Application of the PEGASUS gene-level association test to the Drosophila Genome Reference Panel
Developed using Pegasus Version 1.3 (Nakka et al. 2016 - Genetics)
December 12, 2019
Code is modified from VEGAS source code (Liu et al. 2010 - AJHG)
Questions: Contact firstname.lastname@example.org
R (version 3.0.2 or higher)
Plink 1.07 (1.9 beta 3, 7 Jun is also okay)
Please note the following:
R and PLINK must be installed and in your PATH for this program to run. This program requires the R packages corpcor and CompQuadForm. If they are missing, it will return an error. This directory (PEGASUS) contains the following:
pegasus_flies.pl - source code for PEGASUS_flies program.

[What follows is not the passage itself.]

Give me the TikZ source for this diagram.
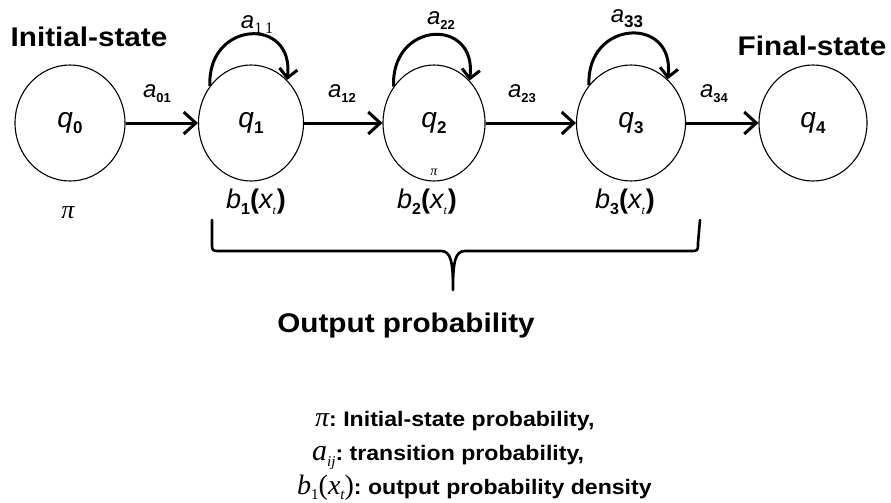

DGRP - directory containing genotype data from the 205 lines of the Drosophila Genome Research Project.
glist-dm5.57 - list of genes and their bounds developed from annotation file provided by the DGRP (http://dgrp2.gnets.ncsu.edu/data.html)
Usage: Commands to run this program should have the following format:
./pegasus_flies.pl [input pvalues file] [parameters]
The input p-values file is a tab-separated table of SNP names and corresponding p-values. For an example file of p-values, please see
example.txt. The one required parameter is to specify which reference genotype data or custom LD file should be used for LD calculations. If using the provided DGRP data, type:
-pop DGRP. If using your own genotype data to calculate LD, type
-custom followed by the path to and prefix of your PLINK bed files. Alternatively, if you would like to use your own LD file containing pre-calculated values for correlation between SNPs in every gene in the dataset, type
-ld-file followed by the absolute path to your LD file in PLINK format. Note that correlation values should be r and not r^2. (See below for further explanation and sample commands.)
This program uses the following flags for required LD parameter:
-custom [path + prefix of PLINK bed files for custom genotypes to use for calculating LD, must be in bed format] specify path and name of plink bed/bim/fam files with custom genotypes to calculate LD matrices (ex."path/to/bed/file/mydata")
-pop DGRP use given DGRP data as reference genotypes to calculate LD
-ld-file [absolute path + name of pre-calculated LD file] specify absolute path and name of pre-calculated LD file in default PLINK format (see below) containing correlation values (r) between SNPs in each gene to be evaluated.
1 10000015 X_10000015_INS 1 10000031 X_10000031_SNP 0.872127 1 10000015 X_10000015_INS 1 10000035 X_10000035_SNP 0.804592
Please note that processing the custom LD file can slow down the PEGASUS program considerably for large genome-wide SNP datasets. Parallelizing gene score computation by running each chromosome separately is highly recommended with this option.
-out [path + prefix of outfile] specify name for the .out output file with gene scores
-chr [# between 1 and 6] compute gene scores for given chromosome only. Chromosomes are labeled 1 through 6 using the following conversion: X:1, 2L:2, 2R:3, 3L:4, 3R:5, 4:6. If you wish to include genes on Y and mitochondrial, encode them as chromosomes 7 and 8, respectively.
-upper [# of bp downstream of gene to be included ex. 30000] This flag can only be used with custom genotypes or pre-calculated LD files. The default is 1kb.
-lower [# of bp upstream of gene to be included ex. 30000] This flag can only be used with custom genotypes or pre-calculated LD files. The default is 1kb.
The following is a sample command using the given example files:
./pegasus_flies.pl example.txt -pop DGRP -out test
The resulting output file test.out should match the given example.out file.
To parallelize the process for large datasets, it is useful to run each chromosome separately using the -chr flag as in the following example:
./pegasus_flies.pl example.txt -pop DGRP -chr 1 -out example_chr1
When using custom genotypes, please make sure the length of the .bim file is the same as the length of the p-values file (they should contain the same markers).
ERROR: Could not place marker for left/right window edge - this is a plink error message that occurs when there are not enough markers in a given bp range and can be ignored.
Make sure the directory DGRP is in the same directory as
pegasus_flies.pl — this directory contains files needed for the program to function.